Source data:
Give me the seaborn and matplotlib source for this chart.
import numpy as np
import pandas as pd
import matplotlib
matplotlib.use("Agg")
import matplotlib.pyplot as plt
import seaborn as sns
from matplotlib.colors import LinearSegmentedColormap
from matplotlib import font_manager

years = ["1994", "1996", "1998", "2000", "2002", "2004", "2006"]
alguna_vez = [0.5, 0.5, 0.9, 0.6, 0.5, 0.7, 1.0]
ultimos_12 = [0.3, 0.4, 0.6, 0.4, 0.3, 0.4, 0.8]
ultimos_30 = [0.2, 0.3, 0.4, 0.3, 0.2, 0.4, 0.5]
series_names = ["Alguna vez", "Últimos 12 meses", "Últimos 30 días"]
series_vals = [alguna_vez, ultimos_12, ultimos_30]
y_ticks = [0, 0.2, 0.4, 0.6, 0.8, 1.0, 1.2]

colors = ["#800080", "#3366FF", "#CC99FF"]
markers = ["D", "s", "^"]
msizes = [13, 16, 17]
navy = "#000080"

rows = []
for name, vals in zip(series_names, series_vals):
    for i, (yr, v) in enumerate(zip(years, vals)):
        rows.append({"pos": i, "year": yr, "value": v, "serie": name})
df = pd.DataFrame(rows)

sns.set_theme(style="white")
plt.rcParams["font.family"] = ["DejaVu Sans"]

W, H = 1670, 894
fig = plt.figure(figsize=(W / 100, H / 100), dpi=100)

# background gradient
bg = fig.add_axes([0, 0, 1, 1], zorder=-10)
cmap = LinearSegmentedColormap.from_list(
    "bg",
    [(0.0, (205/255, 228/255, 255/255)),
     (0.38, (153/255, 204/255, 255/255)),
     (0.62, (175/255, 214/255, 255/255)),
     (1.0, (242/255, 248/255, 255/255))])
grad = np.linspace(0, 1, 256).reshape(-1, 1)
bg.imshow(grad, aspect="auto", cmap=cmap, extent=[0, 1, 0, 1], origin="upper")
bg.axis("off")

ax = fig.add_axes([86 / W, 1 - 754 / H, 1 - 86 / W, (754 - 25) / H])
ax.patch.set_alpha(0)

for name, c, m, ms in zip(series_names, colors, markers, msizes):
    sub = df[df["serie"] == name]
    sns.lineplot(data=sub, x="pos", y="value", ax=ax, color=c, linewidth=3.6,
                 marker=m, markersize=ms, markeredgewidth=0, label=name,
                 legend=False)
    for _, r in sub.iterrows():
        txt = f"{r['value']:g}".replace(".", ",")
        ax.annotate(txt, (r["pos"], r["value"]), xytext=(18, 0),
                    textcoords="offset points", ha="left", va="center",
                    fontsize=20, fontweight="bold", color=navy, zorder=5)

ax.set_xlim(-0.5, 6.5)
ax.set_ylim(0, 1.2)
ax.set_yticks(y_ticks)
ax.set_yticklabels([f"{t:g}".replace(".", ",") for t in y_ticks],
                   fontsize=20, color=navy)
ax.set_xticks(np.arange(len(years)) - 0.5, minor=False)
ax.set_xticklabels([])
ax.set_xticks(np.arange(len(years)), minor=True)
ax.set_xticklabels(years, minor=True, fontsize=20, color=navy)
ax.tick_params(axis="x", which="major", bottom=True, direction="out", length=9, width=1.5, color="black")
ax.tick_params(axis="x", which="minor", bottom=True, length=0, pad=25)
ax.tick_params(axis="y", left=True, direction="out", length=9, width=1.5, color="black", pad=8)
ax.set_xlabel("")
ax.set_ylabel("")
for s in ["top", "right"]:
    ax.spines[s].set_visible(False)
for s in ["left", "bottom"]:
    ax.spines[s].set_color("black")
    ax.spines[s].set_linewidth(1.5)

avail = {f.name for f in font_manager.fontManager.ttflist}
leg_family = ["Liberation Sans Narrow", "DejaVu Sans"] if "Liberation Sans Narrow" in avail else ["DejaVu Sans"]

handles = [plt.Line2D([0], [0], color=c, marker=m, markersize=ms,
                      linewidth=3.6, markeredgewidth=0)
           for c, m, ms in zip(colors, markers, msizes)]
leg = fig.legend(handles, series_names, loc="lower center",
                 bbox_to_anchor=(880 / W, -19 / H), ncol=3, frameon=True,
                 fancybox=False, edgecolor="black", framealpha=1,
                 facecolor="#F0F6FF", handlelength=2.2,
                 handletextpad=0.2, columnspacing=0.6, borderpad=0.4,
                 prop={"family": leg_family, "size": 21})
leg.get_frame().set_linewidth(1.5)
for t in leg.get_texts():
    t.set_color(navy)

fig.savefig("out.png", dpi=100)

--

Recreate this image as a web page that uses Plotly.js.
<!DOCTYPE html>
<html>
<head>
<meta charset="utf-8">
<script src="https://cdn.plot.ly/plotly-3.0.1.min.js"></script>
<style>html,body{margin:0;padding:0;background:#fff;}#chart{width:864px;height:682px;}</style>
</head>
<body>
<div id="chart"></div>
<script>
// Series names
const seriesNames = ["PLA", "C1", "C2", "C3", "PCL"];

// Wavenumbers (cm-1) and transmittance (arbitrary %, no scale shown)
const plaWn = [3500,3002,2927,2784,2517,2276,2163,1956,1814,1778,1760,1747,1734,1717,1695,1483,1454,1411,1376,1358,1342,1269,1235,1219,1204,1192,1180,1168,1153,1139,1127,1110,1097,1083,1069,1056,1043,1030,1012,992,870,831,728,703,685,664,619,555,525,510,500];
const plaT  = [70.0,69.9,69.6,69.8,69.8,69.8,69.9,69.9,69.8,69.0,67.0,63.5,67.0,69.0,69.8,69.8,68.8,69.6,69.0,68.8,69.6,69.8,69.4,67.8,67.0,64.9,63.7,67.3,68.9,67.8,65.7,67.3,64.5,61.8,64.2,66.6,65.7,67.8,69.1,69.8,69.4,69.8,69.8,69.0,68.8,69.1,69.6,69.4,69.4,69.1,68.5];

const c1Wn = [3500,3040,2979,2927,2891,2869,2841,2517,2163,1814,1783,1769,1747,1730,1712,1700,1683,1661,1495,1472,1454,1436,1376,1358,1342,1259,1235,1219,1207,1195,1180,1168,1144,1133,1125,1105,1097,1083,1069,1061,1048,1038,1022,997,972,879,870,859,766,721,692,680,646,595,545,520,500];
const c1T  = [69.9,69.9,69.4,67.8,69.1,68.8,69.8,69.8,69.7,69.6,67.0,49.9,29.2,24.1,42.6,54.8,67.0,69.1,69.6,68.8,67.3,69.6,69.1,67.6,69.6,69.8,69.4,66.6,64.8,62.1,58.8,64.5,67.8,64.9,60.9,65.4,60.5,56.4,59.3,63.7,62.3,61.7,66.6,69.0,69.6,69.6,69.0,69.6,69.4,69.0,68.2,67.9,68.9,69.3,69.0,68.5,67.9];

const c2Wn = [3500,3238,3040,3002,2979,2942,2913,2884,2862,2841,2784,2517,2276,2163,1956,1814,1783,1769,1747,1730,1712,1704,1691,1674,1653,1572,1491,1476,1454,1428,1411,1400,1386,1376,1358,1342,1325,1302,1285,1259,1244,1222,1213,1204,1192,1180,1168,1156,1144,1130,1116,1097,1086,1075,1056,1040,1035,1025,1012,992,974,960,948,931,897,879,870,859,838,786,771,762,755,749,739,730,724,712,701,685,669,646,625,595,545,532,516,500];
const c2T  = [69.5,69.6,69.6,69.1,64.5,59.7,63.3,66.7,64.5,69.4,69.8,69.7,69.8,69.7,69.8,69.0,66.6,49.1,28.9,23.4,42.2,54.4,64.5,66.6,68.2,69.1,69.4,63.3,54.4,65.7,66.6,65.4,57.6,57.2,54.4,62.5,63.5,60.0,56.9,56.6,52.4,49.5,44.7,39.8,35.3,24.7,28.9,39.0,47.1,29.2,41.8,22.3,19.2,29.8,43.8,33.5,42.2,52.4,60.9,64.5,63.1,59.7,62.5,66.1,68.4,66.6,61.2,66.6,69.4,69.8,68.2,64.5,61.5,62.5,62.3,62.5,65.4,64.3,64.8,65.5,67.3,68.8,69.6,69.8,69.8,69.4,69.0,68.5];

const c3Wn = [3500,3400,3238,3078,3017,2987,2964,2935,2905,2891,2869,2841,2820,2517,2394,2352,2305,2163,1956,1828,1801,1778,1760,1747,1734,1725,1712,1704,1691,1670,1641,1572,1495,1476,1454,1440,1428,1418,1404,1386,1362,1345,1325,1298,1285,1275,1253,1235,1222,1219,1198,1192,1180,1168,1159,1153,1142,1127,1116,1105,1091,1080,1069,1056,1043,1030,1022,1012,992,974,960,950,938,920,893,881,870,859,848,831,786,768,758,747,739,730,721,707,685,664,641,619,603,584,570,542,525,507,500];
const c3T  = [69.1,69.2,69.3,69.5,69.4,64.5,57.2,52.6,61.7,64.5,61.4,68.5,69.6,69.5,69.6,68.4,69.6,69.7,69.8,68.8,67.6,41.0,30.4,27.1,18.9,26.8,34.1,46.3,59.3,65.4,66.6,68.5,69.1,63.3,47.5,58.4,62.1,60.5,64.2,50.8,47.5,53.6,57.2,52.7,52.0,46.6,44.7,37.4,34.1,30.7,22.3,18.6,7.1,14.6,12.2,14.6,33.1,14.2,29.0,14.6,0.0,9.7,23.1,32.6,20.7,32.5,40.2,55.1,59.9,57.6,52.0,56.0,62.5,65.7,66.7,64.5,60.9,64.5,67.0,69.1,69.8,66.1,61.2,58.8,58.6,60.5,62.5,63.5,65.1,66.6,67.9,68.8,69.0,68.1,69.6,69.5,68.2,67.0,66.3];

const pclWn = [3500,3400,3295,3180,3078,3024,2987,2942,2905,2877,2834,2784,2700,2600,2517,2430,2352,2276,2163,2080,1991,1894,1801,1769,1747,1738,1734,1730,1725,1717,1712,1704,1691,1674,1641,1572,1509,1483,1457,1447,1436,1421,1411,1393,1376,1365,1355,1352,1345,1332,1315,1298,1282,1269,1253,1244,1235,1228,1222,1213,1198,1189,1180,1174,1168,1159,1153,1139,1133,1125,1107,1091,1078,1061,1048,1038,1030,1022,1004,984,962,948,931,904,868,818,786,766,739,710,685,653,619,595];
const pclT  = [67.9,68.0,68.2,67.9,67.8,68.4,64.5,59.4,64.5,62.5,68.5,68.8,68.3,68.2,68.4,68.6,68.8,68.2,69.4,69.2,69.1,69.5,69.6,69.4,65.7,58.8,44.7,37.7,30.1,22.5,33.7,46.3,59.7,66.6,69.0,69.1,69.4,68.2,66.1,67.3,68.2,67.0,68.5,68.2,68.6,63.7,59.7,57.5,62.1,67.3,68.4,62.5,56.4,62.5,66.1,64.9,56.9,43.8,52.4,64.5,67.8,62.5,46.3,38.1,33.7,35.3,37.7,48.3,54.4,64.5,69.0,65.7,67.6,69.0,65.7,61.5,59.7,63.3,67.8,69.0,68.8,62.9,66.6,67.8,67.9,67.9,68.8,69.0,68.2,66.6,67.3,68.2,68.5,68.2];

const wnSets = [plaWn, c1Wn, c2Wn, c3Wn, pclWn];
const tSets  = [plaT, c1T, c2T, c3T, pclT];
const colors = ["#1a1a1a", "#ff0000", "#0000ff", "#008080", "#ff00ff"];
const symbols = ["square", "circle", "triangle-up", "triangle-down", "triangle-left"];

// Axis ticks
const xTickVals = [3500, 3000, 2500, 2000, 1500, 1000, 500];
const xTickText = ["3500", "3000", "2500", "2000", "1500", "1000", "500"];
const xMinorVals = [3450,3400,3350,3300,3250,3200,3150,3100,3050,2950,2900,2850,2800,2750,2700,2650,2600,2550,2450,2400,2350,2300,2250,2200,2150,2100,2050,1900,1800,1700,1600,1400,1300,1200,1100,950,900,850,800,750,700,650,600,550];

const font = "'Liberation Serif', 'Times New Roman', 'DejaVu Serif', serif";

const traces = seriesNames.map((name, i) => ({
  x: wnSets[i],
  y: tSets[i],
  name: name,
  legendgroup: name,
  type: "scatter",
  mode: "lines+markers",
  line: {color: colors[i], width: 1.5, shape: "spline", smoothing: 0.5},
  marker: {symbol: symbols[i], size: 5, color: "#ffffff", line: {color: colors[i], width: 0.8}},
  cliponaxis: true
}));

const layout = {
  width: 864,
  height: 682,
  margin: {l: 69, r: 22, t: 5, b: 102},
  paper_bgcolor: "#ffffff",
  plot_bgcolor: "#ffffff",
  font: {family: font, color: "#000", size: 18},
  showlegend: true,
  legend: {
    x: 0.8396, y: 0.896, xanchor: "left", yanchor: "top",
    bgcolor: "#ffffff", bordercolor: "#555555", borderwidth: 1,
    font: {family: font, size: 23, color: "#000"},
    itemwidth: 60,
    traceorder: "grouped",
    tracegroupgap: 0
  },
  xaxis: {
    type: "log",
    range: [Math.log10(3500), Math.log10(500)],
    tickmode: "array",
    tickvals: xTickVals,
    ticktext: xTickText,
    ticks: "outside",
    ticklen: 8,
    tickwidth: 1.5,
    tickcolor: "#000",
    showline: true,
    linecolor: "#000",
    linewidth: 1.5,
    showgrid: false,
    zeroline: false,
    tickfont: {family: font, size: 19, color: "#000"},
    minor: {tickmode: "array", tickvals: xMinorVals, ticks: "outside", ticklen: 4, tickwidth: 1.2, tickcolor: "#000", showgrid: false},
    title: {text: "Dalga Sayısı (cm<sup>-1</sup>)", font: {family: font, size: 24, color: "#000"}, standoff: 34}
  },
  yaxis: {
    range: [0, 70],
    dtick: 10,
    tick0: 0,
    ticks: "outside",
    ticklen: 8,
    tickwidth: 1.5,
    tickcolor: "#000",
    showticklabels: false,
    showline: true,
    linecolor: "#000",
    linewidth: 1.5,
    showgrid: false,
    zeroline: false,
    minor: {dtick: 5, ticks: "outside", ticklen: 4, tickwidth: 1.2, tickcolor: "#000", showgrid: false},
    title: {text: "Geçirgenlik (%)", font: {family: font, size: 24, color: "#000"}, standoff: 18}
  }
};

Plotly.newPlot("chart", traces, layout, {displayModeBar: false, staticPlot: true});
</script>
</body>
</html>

• **PROBLEM REQUIREMENTS**
Read the data above and pull out each line that holds the string "chart".

• **TASK RESPONSE**
Give me the seaborn and matplotlib source for this chart.
<style>html,body{margin:0;padding:0;background:#fff;}#chart{width:864px;height:682px;}</style>
<div id="chart"></div>
Plotly.newPlot("chart", traces, layout, {displayModeBar: false, staticPlot: true});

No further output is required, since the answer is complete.